Alzheimer’s Disease is a growing problem in the modern world. In the past, life expectancy was shorter — people rarely lived long enough to develop the illnesses associated specifically with aging. It is a testament to modern medicine that people are living longer. However, as this continues, more people will develop Alzheimers or other dementia-related conditions during their lifetime.
Psychedelics As A Treatment for Alzheimer’s Disease
A growing cohort of scientists however, think there could be hope on the horizon for a condition that previously had very little in the way of treatments. Psychedelics, such as psilocybin (from magic mushrooms and truffles) and LSD have powerful anti-inflammatory properties. They also improve the brain’s neuroplasticity and fight brain-based symptoms with microbiological action.
Globally, around 50 million people are living with dementia, with Alzheimer’s disease accounting for approximately 50 – 70% of these cases. With the growing and aging world population, this number is set to triple. This means any potential methods for the alleviation of these conditions are painfully welcome. This is one of the reasons that the budding psychedelic research is receiving so much attention — there really has been no spark of hope up until now.
What is Alzheimer’s Disease?
Alzheimer’s disease is a progressive neurological disorder. Normal aging generally causes neurodegeneration — the atrophy and decay of brain cells. However, those suffering with Alzheimer’s experience this to a pathological degree, meaning it happens both far more rapidly and severely. The most common cause of dementia, it is characterized by a decline in cognitive, behavioral and social skills, and thus the ability to function and live independently. Alzheimer’s is also linked to brain inflammation.
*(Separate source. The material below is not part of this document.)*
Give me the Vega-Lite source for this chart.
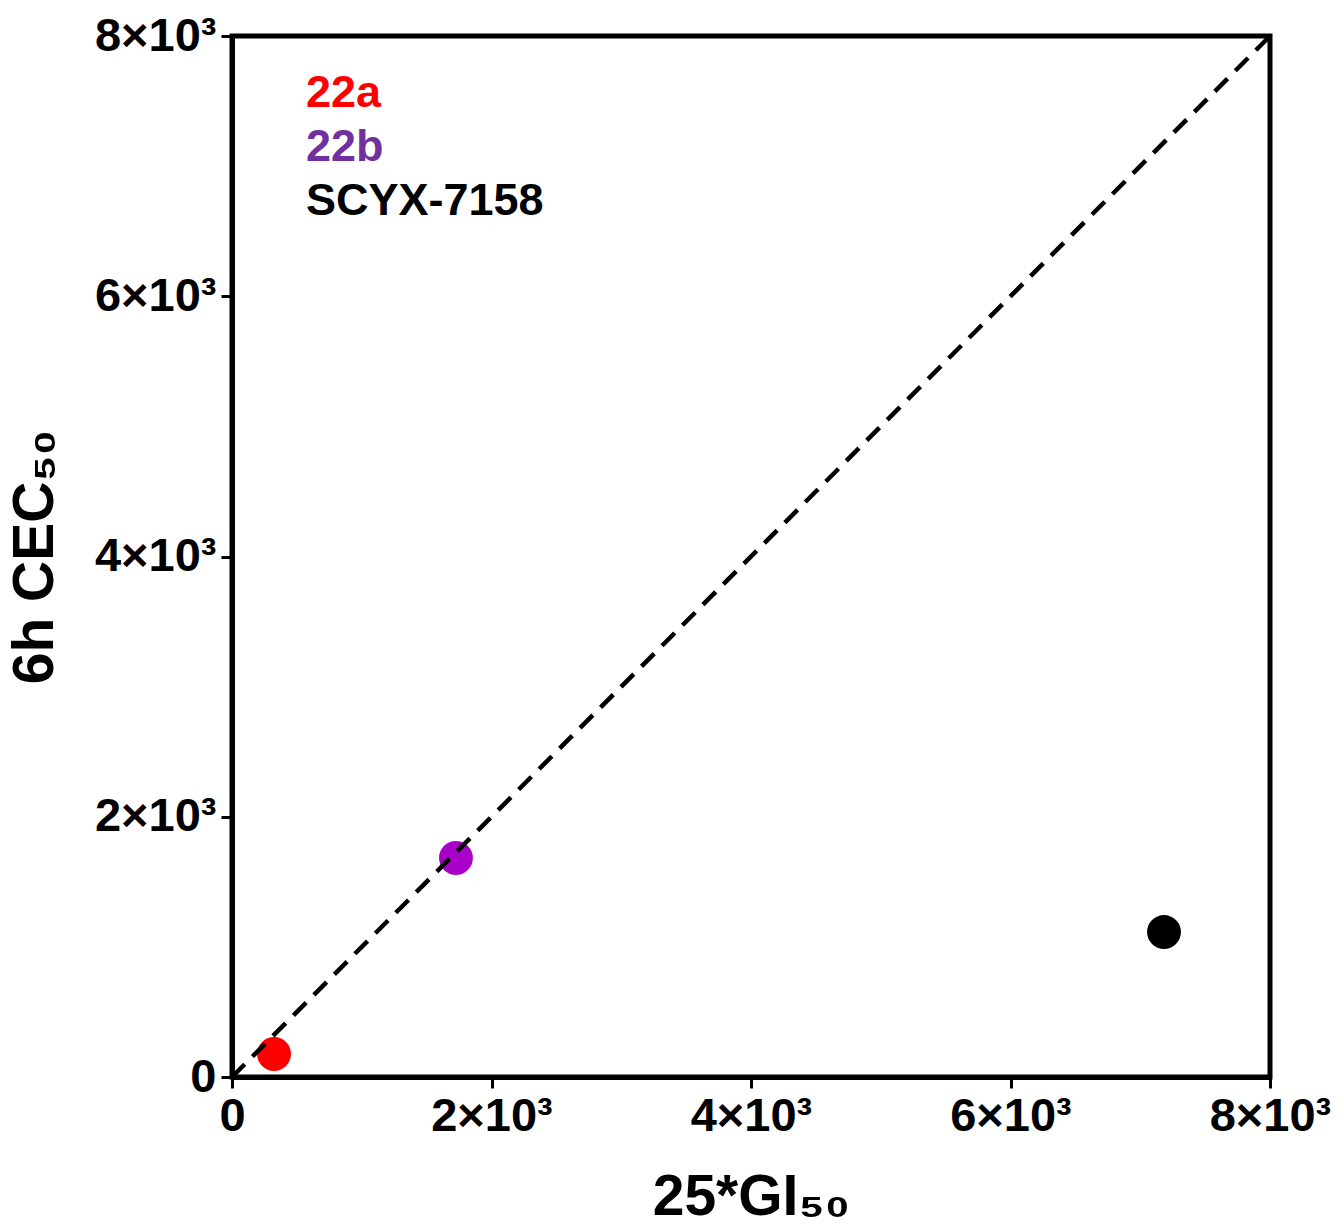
{
  "$schema": "https://vega.github.io/schema/vega-lite/v6.json",
  "autosize": "none",
  "width": 1038,
  "height": 1041,
  "padding": {"left": 232, "top": 36, "right": 70, "bottom": 151},
  "background": "white",
  "config": {
    "view": {"stroke": "black", "strokeWidth": 5},
    "font": "Liberation Sans",
    "axis": {
      "grid": false,
      "domainColor": "black",
      "domainWidth": 5,
      "tickColor": "black",
      "tickWidth": 3,
      "tickSize": 11,
      "labelFont": "Liberation Sans",
      "labelFontWeight": "bold",
      "labelFontSize": 47,
      "labelColor": "black",
      "labelPadding": 5,
      "titleFont": "Liberation Sans",
      "titleFontWeight": "bold",
      "titleFontSize": 57,
      "titleColor": "black"
    }
  },
  "datasets": {
    "points": [
      {"compound": "22a", "gi": 324, "cec": 177},
      {"compound": "22b", "gi": 1726, "cec": 1683},
      {"compound": "SCYX-7158", "gi": 7183, "cec": 1114}
    ],
    "identity": [
      {"gi": 0, "cec": 0},
      {"gi": 8000, "cec": 8000}
    ]
  },
  "layer": [
    {
      "data": {"name": "points"},
      "mark": {"type": "point", "filled": true, "shape": "circle", "opacity": 1, "size": 1150},
      "encoding": {
        "x": {
          "field": "gi", "type": "quantitative",
          "scale": {"domain": [0, 8000], "nice": false},
          "axis": {
            "values": [0, 2000, 4000, 6000, 8000],
            "labelExpr": "datum.value == 0 ? '0' : (datum.value / 1000) + '×10³'",
            "title": "25*GI₅₀",
            "titlePadding": 30,
            "labelFlush": false
          }
        },
        "y": {
          "field": "cec", "type": "quantitative",
          "scale": {"domain": [0, 8000], "nice": false},
          "axis": {
            "values": [0, 2000, 4000, 6000, 8000],
            "labelExpr": "datum.value == 0 ? '0' : (datum.value / 1000) + '×10³'",
            "title": "6h CEC₅₀",
            "titlePadding": 30,
            "labelFlush": false
          }
        },
        "color": {
          "field": "compound", "type": "nominal",
          "scale": {"domain": ["22a", "22b", "SCYX-7158"], "range": ["#ff0000", "#a800c8", "#000000"]},
          "legend": {
            "title": null,
            "orient": "none",
            "legendX": 29,
            "legendY": 34,
            "symbolSize": 0,
            "symbolStrokeWidth": 0,
            "symbolOpacity": 0,
            "labelOffset": 0,
            "labelLimit": 600,
            "labelFont": "Liberation Sans",
            "labelFontWeight": "bold",
            "labelFontSize": 45,
            "rowPadding": 8,
            "encode": {
              "labels": {
                "update": {
                  "fill": {"signal": "datum.value == '22a' ? '#ff0000' : datum.value == '22b' ? '#7030a0' : '#000000'"}
                }
              }
            }
          }
        }
      }
    },
    {
      "data": {"name": "identity"},
      "mark": {"type": "line", "color": "black", "strokeWidth": 4.5, "strokeDash": [18, 11]},
      "encoding": {
        "x": {"field": "gi", "type": "quantitative"},
        "y": {"field": "cec", "type": "quantitative"}
      }
    }
  ]
}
The cause of this is not clear, but the effects caused by inflammation can be as devastating as neurodegeneration. Inflammation impacts general brain functioning, which increases the problems with memory and learning.
Both neurodegeneration and brain inflammation can severely impact mental health. According to some studies over 40% of Alzheimer’s sufferers show diagnosable symptoms of depression. This means that overall Alzheimer’s patients tend to have a very poor quality of life.
A Multi-Pronged Attack
A recent study, published in Current Topics in Behavioural Sciences explored the multi-pronged way that psychedelics could be used to combat the various symptoms of degenerative brain disease.
There is a promising overlap in the the benefits associated with psychedelic therapy, and the symptoms of Alzheimers. Psilocybin and LSD have remarkable anti-inflammatory capabilities, which have the potential to combat the brain inflammation displayed with the disease.
Additionally, as much as Alzheimer’s is associated with brain degeneration, psychedelics are beginning to be associated with improved neuroplasticity of the brain. This means its ability to grow new neural pathways and change. The frontal lobe and other brain areas that are damaged by Alzheimer’s may have the possibility to improve and grow under the administration of psychedelics.
Psychedelics Aid Memory Recall and Mood
The paper’s researchers, headed by Dr. Albert Garcia-Romeu, also flagged-up that autobiographical memory is altered during a psilocybin or LSD experience. This means they could perhaps be used to improve memory recall and clarity. The researchers wrote:
“…acute changes in autobiographical memory during psychedelic effects have also been reported, suggesting LSD and psilocybin can facilitate recall and vividness of salient life memories, a potentially relevant mechanism for treatment of [Alzheimer’s disease].”
Finally, the research found that the most researched use for psychedelics — as a treatment for mental health conditions — was also pertinent here. As well as combating the brain deterioration caused by Alzheimer’s psychedelics could also treat the depression associated with the diagnosis.
Care For Both Sufferers And Society
Of course, there is currently no definitive cure for a condition like Alzheimer’s. However, Dr. Garcia-Romeu and his John Hopkins University colleagues believe that psychedelics could ease the pain of both sufferers of the condition, and the society who cares for them.
The researchers concluded:
“In sum, three converging biological pathways may be responsible for induced neural plasticity resulting in long-lasting and profound effects following psychedelic administration …
In addition, classic psychedelics ’ antidepressant and anxiolytic effects could provide important inroads for promoting psychological benefits in patients struggling with AD and neuropsychiatric comorbidities such as depression and apathy.”
To put it more clearly, psychedelics have the potential to target the biological, cognitive and psychological symptoms of Alzheimer’s disease. Talk about a triple threat.
More Promising Findings To Come
At this very moment John Hopkins University is recruiting volunteers to take part in a study. This study will explore the use of psilocybin to treat depression caused by an Alzeheimer’s diagnosis. The researchers will administer either a high or moderate dose to volunteers over a course of 8 weeks. During this time, and for 6 months after, they will attend therapeutic meetings. These will be used to assess their mood and quality of life. This will be a key stepping stone in measuring those in the earlier stages of the disease’s reaction to psilocybin.
Research is continuing apace, so fingers crossed there will be more promising findings to come!